Review: Those who remember the first wave of funk breaks mash-ups and floor-filling hip-hop cut-ups in the late 1990s should be aware of J-Large; the mysterious DJ/producer has been remixing and reworking tracks (most notably by the Herbaliser) on and off ever since. His latest 7" escapade is suitably sizable, with A-side "Get Your Own" fusing Christina Aguilera's best-known vocal with loops and grooves lifted from a certain horn-toting jazz disco-funk classic. On the flip you'll find "J Zimbra", a bustling and floor-friendly tool-up of heavyweight Afro-funk slammer from 1979. As you'd expect, both are guaranteed to get the party started... and then some.

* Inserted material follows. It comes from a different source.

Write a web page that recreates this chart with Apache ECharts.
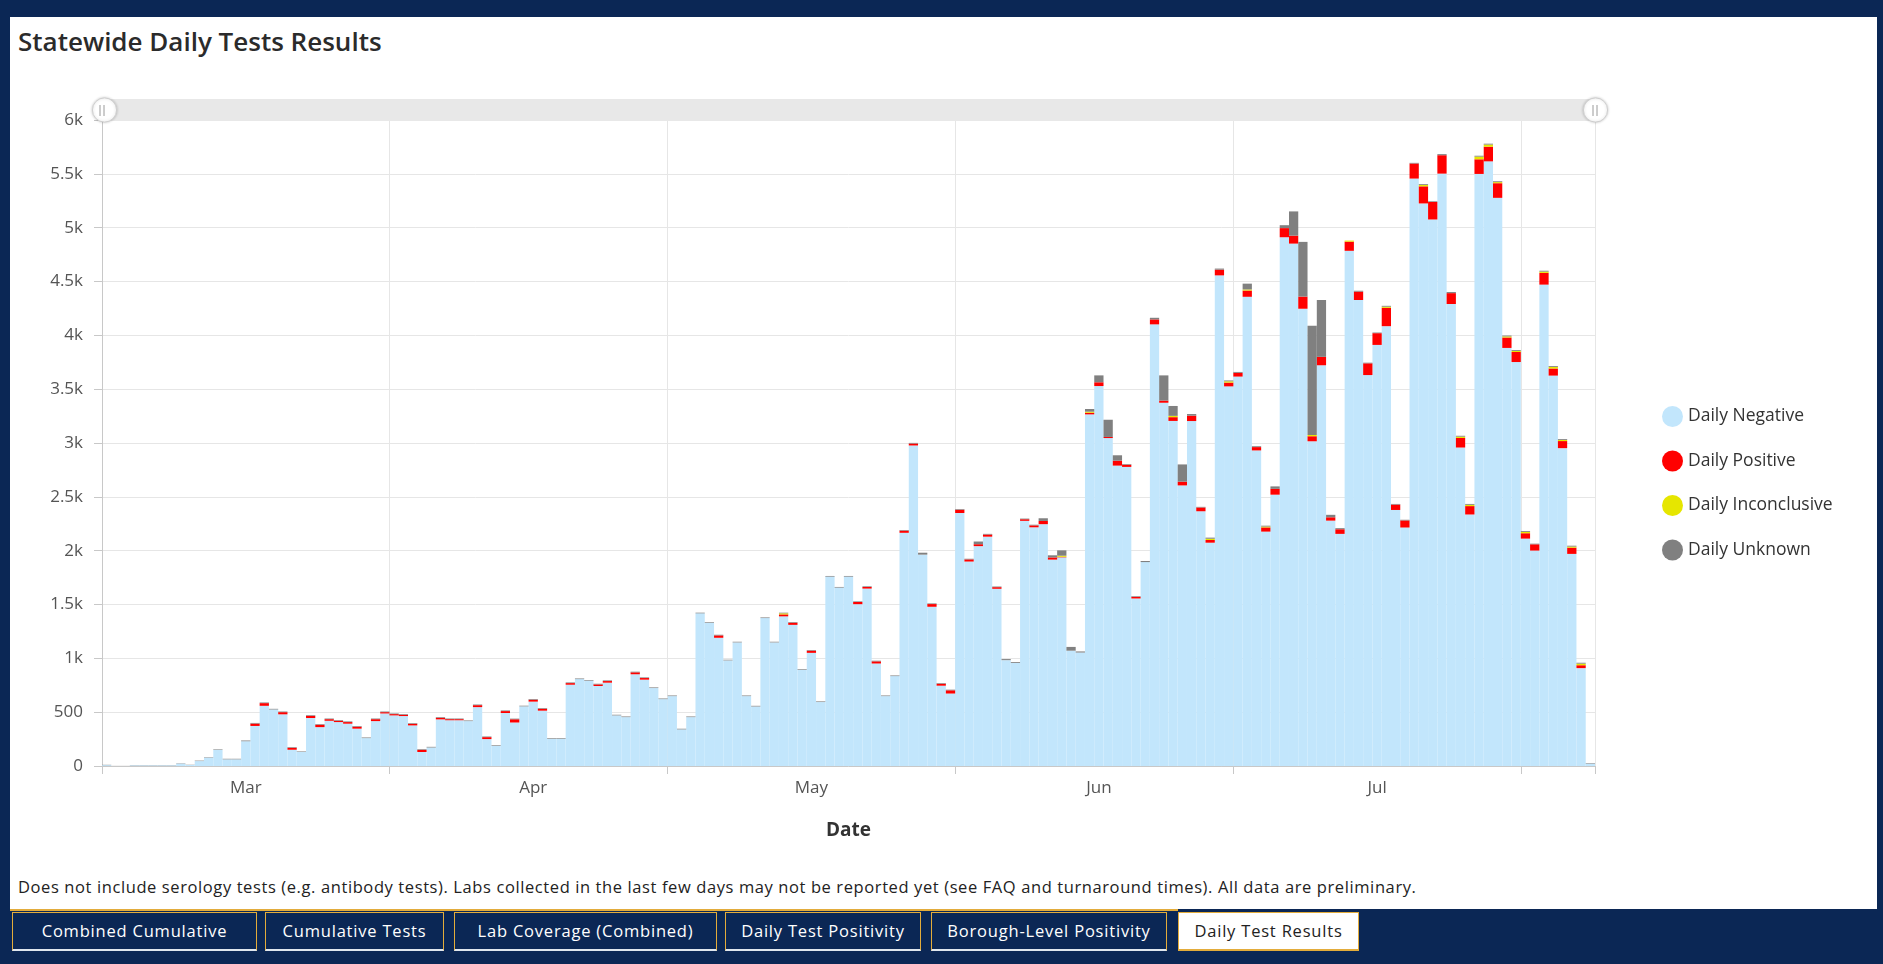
<!DOCTYPE html>
<html lang="en">
<head>
    <meta charset="UTF-8">
    <title>Statewide Daily Tests Results</title>
    <script src="https://cdn.jsdelivr.net/npm/echarts@6/dist/echarts.min.js"></script>
    <style>
        * { margin: 0; padding: 0; box-sizing: border-box; }
        body {
            width: 1883px;
            height: 964px;
            background: #0b2755;
            font-family: "Open Sans", Lato, sans-serif;
            position: relative;
            overflow: hidden;
        }
        .panel {
            position: absolute;
            left: 10px;
            top: 17px;
            width: 1867px;
            height: 892px;
            background: #fff;
        }
        .title {
            position: absolute;
            left: 18px;
            top: 23px;
            font-size: 26px;
            font-weight: 600;
            color: #2b2b2b;
        }
        .note {
            position: absolute;
            left: 18px;
            top: 875px;
            font-size: 16.5px;
            letter-spacing: 0.6px;
            color: #222;
        }
        .goldline {
            position: absolute;
            left: 10px;
            top: 909px;
            width: 1168px;
            height: 2px;
            background: #e3ac3b;
        }
        .tab {
            position: absolute;
            top: 912px;
            height: 39px;
            border: 1px solid #e3ac3b;
            border-bottom: 2px solid #dfe6ee;
            color: #fff;
            font-size: 16.5px;
            letter-spacing: 0.8px;
            line-height: 36px;
            text-align: center;
            background: #0b2755;
        }
        .tab.active {
            background: #fff;
            color: #222;
            border-color: #e3ac3b;
            border-bottom: 2px solid #e3ac3b;
        }
        #chart {
            position: absolute;
            left: 0;
            top: 0;
            width: 1883px;
            height: 964px;
        }
    </style>
</head>
<body>
    <div class="panel"></div>
    <div class="title">Statewide Daily Tests Results</div>
    <div class="note">Does not include serology tests (e.g. antibody tests). Labs collected in the last few days may not be reported yet (see FAQ and turnaround times). All data are preliminary.</div>
    <div class="goldline"></div>
    <div class="tab" style="left:12px;width:245px;">Combined Cumulative</div>
    <div class="tab" style="left:265px;width:179px;">Cumulative Tests</div>
    <div class="tab" style="left:454px;width:263px;">Lab Coverage (Combined)</div>
    <div class="tab" style="left:725px;width:196px;">Daily Test Positivity</div>
    <div class="tab" style="left:931px;width:236px;">Borough-Level Positivity</div>
    <div class="tab active" style="left:1178px;width:181px;">Daily Test Results</div>
    <div id="chart"></div>

    <script>
        // one bar per day, 2020-03-01 .. 2020-08-08
        const startDate = '2020-03-01';
        const dayCount = 161;
        const monthNames = { '03': 'Mar', '04': 'Apr', '05': 'May', '06': 'Jun', '07': 'Jul', '08': 'Aug' };
        const yTickLabels = ['0', '500', '1k', '1.5k', '2k', '2.5k', '3k', '3.5k', '4k', '4.5k', '5k', '5.5k', '6k'];
        const seriesNames = ['Daily Negative', 'Daily Positive', 'Daily Inconclusive', 'Daily Unknown'];

        const negative = [
            8, 0, 0, 6, 6, 6, 6, 6, 22, 10,
            46, 78, 150, 62, 62, 230, 372, 559, 525, 480,
            151, 130, 446, 361, 420, 408, 393, 347, 259, 417,
            488, 470, 464, 377, 130, 172, 433, 425, 425, 417,
            547, 250, 187, 492, 404, 554, 598, 514, 253, 253,
            755, 807, 792, 743, 774, 470, 454, 852, 802, 724,
            621, 649, 340, 454, 1418, 1331, 1191, 981, 1148, 649,
            553, 1374, 1148, 1390, 1311, 894, 1051, 594, 1759, 1657,
            1759, 1503, 1648, 952, 649, 835, 2166, 2977, 1963, 1479,
            746, 673, 2350, 1899, 2042, 2130, 1646, 983, 957, 2277,
            2217, 2246, 1917, 1938, 1071, 1054, 3266, 3529, 3046, 2790,
            2778, 1556, 1894, 4102, 3374, 3205, 2606, 3204, 2366, 2074,
            4557, 3526, 3617, 4358, 2931, 2177, 2520, 4911, 4852, 4247,
            3016, 3722, 2279, 2156, 4785, 4328, 3631, 3911, 4085, 2378,
            2215, 5456, 5225, 5076, 5502, 4291, 2958, 2336, 5499, 5616,
            5277, 3883, 3752, 2112, 2001, 4471, 3626, 2952, 1970, 909, 22
        ];
        const positive = [
            0, 0, 0, 0, 0, 0, 0, 0, 0, 0,
            0, 0, 0, 0, 0, 0, 22, 25, 0, 20,
            18, 0, 20, 22, 15, 12, 15, 18, 0, 18,
            12, 12, 12, 15, 20, 0, 15, 10, 10, 0,
            18, 18, 0, 18, 30, 0, 18, 18, 0, 0,
            15, 0, 0, 15, 15, 0, 0, 18, 15, 0,
            0, 0, 0, 0, 0, 0, 22, 0, 0, 0,
            0, 0, 0, 18, 20, 0, 20, 0, 0, 0,
            0, 20, 15, 20, 0, 0, 20, 18, 0, 25,
            18, 30, 30, 20, 18, 20, 15, 0, 0, 15,
            18, 30, 20, 5, 0, 0, 15, 35, 10, 46,
            20, 15, 0, 46, 20, 35, 35, 50, 35, 25,
            53, 35, 35, 58, 31, 39, 54, 85, 74, 113,
            47, 78, 31, 43, 85, 78, 109, 109, 171, 50,
            66, 140, 159, 163, 171, 101, 89, 78, 136, 136,
            136, 97, 93, 50, 58, 109, 66, 66, 58, 27, 0
        ];
        const inconclusive = [
            0, 0, 0, 0, 0, 0, 0, 0, 0, 0,
            0, 0, 0, 0, 0, 0, 0, 0, 0, 0,
            0, 0, 0, 0, 0, 0, 0, 0, 0, 0,
            0, 0, 0, 0, 0, 0, 0, 0, 0, 0,
            0, 0, 0, 0, 0, 0, 0, 0, 0, 0,
            0, 0, 0, 0, 0, 0, 0, 0, 0, 0,
            0, 0, 0, 0, 0, 0, 0, 0, 0, 0,
            0, 0, 0, 10, 0, 0, 0, 0, 0, 0,
            0, 0, 0, 0, 0, 0, 0, 0, 0, 0,
            0, 0, 0, 0, 0, 0, 0, 0, 0, 0,
            0, 0, 0, 10, 0, 0, 10, 0, 0, 0,
            0, 0, 0, 0, 0, 12, 0, 0, 0, 12,
            0, 12, 0, 10, 0, 8, 0, 0, 0, 0,
            12, 0, 0, 0, 10, 0, 0, 0, 10, 0,
            0, 0, 12, 0, 0, 0, 12, 12, 25, 20,
            10, 10, 10, 12, 0, 12, 15, 10, 10, 15, 0
        ];
        const unknown = [
            3, 1, 1, 2, 2, 2, 2, 2, 3, 2,
            4, 4, 5, 5, 5, 7, 6, 6, 6, 6,
            6, 5, 6, 6, 6, 6, 6, 6, 6, 6,
            6, 6, 6, 6, 6, 6, 6, 6, 6, 6,
            6, 6, 6, 6, 6, 6, 6, 6, 6, 6,
            6, 6, 6, 6, 6, 6, 6, 6, 6, 6,
            6, 6, 6, 6, 6, 6, 6, 6, 6, 6,
            6, 6, 6, 6, 6, 6, 6, 6, 6, 6,
            6, 6, 6, 6, 6, 6, 6, 6, 18, 6,
            6, 6, 6, 6, 25, 6, 6, 10, 8, 6,
            6, 25, 20, 50, 35, 10, 25, 64, 160, 50,
            6, 6, 10, 15, 234, 92, 160, 15, 6, 10,
            10, 8, 8, 54, 8, 8, 23, 27, 225, 508,
            1013, 528, 23, 10, 0, 8, 6, 6, 8, 6,
            6, 6, 8, 6, 10, 10, 8, 8, 8, 8,
            8, 8, 8, 8, 6, 8, 8, 8, 8, 8, 5
        ];

        const colors = ['#c2e6fc', '#ff0000', '#e6e600', '#808080'];
        const fontFamily = '"Open Sans", Lato, sans-serif';

        function buildDates() {
            const out = [];
            const d = new Date(startDate + 'T12:00:00Z');
            for (let i = 0; i < dayCount; i++) {
                out.push(d.toISOString().slice(0, 10));
                d.setUTCDate(d.getUTCDate() + 1);
            }
            return out;
        }
        const dates = buildDates();

        const isMonthStart = (i, v) => v.slice(8) === '01';
        const isMidMonth = (i, v) => v.slice(8) === '16';

        const chart = echarts.init(document.getElementById('chart'), null, { renderer: 'canvas' });

        // grip marks on the zoom handles
        const gripStyle = { stroke: '#9a9a9a', lineWidth: 1 };
        const grips = [];
        [102, 1595].forEach(cx => {
            [-2, 2].forEach(dx => {
                grips.push({
                    type: 'line', z: 100, silent: true,
                    shape: { x1: cx + dx, y1: 105, x2: cx + dx, y2: 116 },
                    style: gripStyle
                });
            });
        });

        const seriesData = [negative, positive, inconclusive, unknown];
        chart.setOption({
            backgroundColor: 'transparent',
            animation: false,
            textStyle: { fontFamily: fontFamily },
            color: colors,
            grid: { left: 102, right: 288, top: 120, bottom: 198 },
            graphic: grips,
            legend: {
                orient: 'vertical',
                left: 1657,
                top: 401,
                icon: 'circle',
                itemWidth: 21,
                itemHeight: 21,
                itemGap: 23.5,
                data: seriesNames,
                textStyle: { fontSize: 17.5, color: '#333', fontFamily: fontFamily }
            },
            dataZoom: [{
                type: 'slider',
                xAxisIndex: 0,
                start: 0,
                end: 100,
                left: 102,
                right: 288,
                top: 99,
                height: 22,
                showDataShadow: false,
                showDetail: false,
                brushSelect: false,
                moveHandleSize: 0,
                backgroundColor: '#e8e8e8',
                fillerColor: '#e8e8e8',
                borderColor: 'transparent',
                handleIcon: 'circle',
                handleSize: '110%',
                handleStyle: {
                    color: '#fff',
                    borderColor: '#cfcfcf',
                    borderWidth: 1,
                    shadowBlur: 3,
                    shadowColor: 'rgba(0,0,0,0.2)'
                }
            }],
            xAxis: {
                type: 'category',
                data: dates,
                boundaryGap: true,
                name: 'Date',
                nameLocation: 'middle',
                nameGap: 55,
                nameTextStyle: { fontSize: 19, fontWeight: 'bold', color: '#333', fontFamily: fontFamily },
                axisLine: { show: true, lineStyle: { color: '#c8c8c8' } },
                axisTick: { show: true, alignWithLabel: false, interval: isMonthStart, length: 8, lineStyle: { color: '#c8c8c8' } },
                splitLine: { show: true, interval: isMonthStart, lineStyle: { color: '#e6e6e6' } },
                axisLabel: {
                    interval: isMidMonth,
                    formatter: v => monthNames[v.slice(5, 7)],
                    color: '#555',
                    fontSize: 17,
                    fontFamily: fontFamily,
                    margin: 14
                }
            },
            yAxis: {
                type: 'value',
                min: 0,
                max: 6000,
                interval: 500,
                axisLine: { show: true, lineStyle: { color: '#c8c8c8' } },
                axisTick: { show: true, length: 8, lineStyle: { color: '#c8c8c8' } },
                splitLine: { show: true, lineStyle: { color: '#e6e6e6' } },
                axisLabel: {
                    color: '#555',
                    fontSize: 17,
                    fontFamily: fontFamily,
                    margin: 19,
                    formatter: v => yTickLabels[Math.round(v / 500)]
                }
            },
            series: seriesNames.map((name, k) => ({
                name: name,
                type: 'bar',
                stack: 'tests',
                barCategoryGap: '0%',
                data: seriesData[k],
                itemStyle: { color: colors[k] }
            }))
        });
    </script>
</body>
</html>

Review: It seems so obvious you wonder why it doesn't happen more often: Stefano Torossi's "Feelings" album from 2000 was made up of track titles that convey certain situations and emotions that he masterfully reflects in the music. This new double 7" includes the highlights, such as the racing jazz and trumpet stabs of "Running Fast," the sustained and uneasy chords of "Fearing Much" and "Feeling Tense," which is actually a pretty lush bit of smooth jazz. "Walking In The Dark" rounds off the double pack with playful guitars and luxuriant synths that are pure soundtrack goodness. Ace.